【正論】「兵力逐次投入」で失敗した朝日 防衛大学校名誉教授・佐瀬昌盛 (1/3ページ)

2014.09.17


 佐瀬昌盛・防衛大学校名誉教授【拡大】

 朝日新聞が傷口をますます深めている。8月5、6日付で慰安婦問題で大記事を掲げ、吉田清治関連で過去の報道を「取り消し」、9月11日には木村伊量(ただかず)社長が福島第1原発事故の吉田昌郎所長「聴取結果書」(調書)をめぐる誤報を認め、またもや記事を取り消したうえ謝罪する事態となった。何の謝罪もなかった8月から9月には態度が変わった。もっとも謝罪には2種類あり、1つは吉田調書問題、もう1つは吉田清治問題に関わる。後者は8月には謝罪なしの記事撤回だけだったから今回、遅ればせのゴメンナサイが加わったわけだ。何ともややこしい。

 ≪慰安婦虚報謝罪が先のはず≫

 2種の謝罪をもう一度整理しよう。今回の社長記者会見は吉田調書問題での謝罪が主目的であり、慰安婦問題でのゴメンナサイは従、つまり、付け足しである。前者だけでは済みそうになく、後者もほじくられるだろう。ならばこの際、虚報の「撤回遅れ」も序(つい)でに謝ってしまえ、と計算されたようだ。しかし、性質のまるで違う重大な2問題を単一の記者会見で扱うのは、本来は無理だ。どうしても1回でと望むのなら、時間順に従ってまず、吉田清治虚言問題で謝り、次に原発事故調査問題で謝罪すべきだったろう。朝日社長はその逆をやってしまった。

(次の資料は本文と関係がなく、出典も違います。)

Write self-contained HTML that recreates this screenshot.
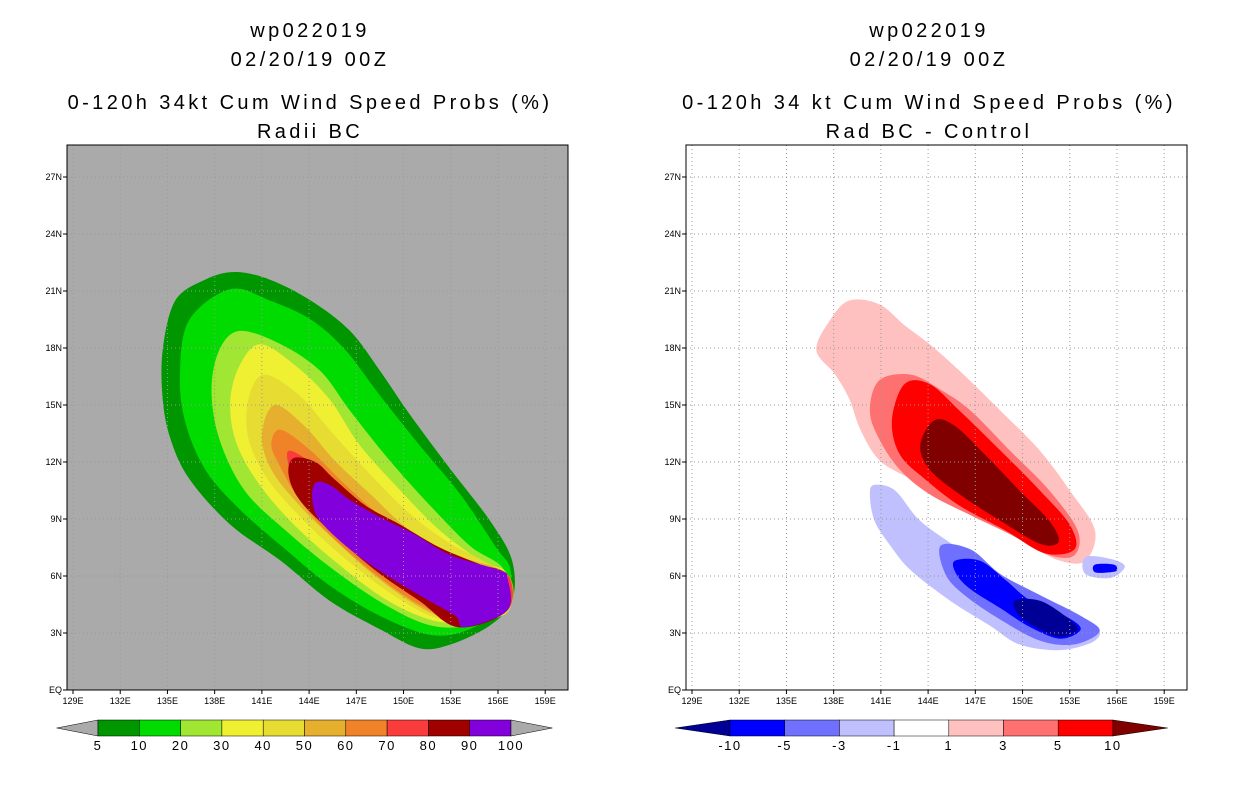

 2つの謝罪の持つ意味の違いも問題である。朝日新聞にとっては両方ともに不名誉なことだろう。だが、国際的見地からすれば、吉田調書問題と慰安婦問題とでは意味合いが大きく違う。前者では誤報の謝罪によるマイナス影響を被るのは朝日ブランドだけである。ところが後者ではそうではない。朝日ブランドも日本の評価もともに深刻に揺さ振られる。朝日の長年のキャンペーンで性奴隷許容国家説が国際的にかなり行き渡ってしまったからだ。国連のクマラスワミ報告一つをとってみても、それは明瞭だ。だから吉田調書誤報よりも慰安婦虚報の謝罪にこそ、朝日はより真剣になるべきだった。が、この点でも逆だった。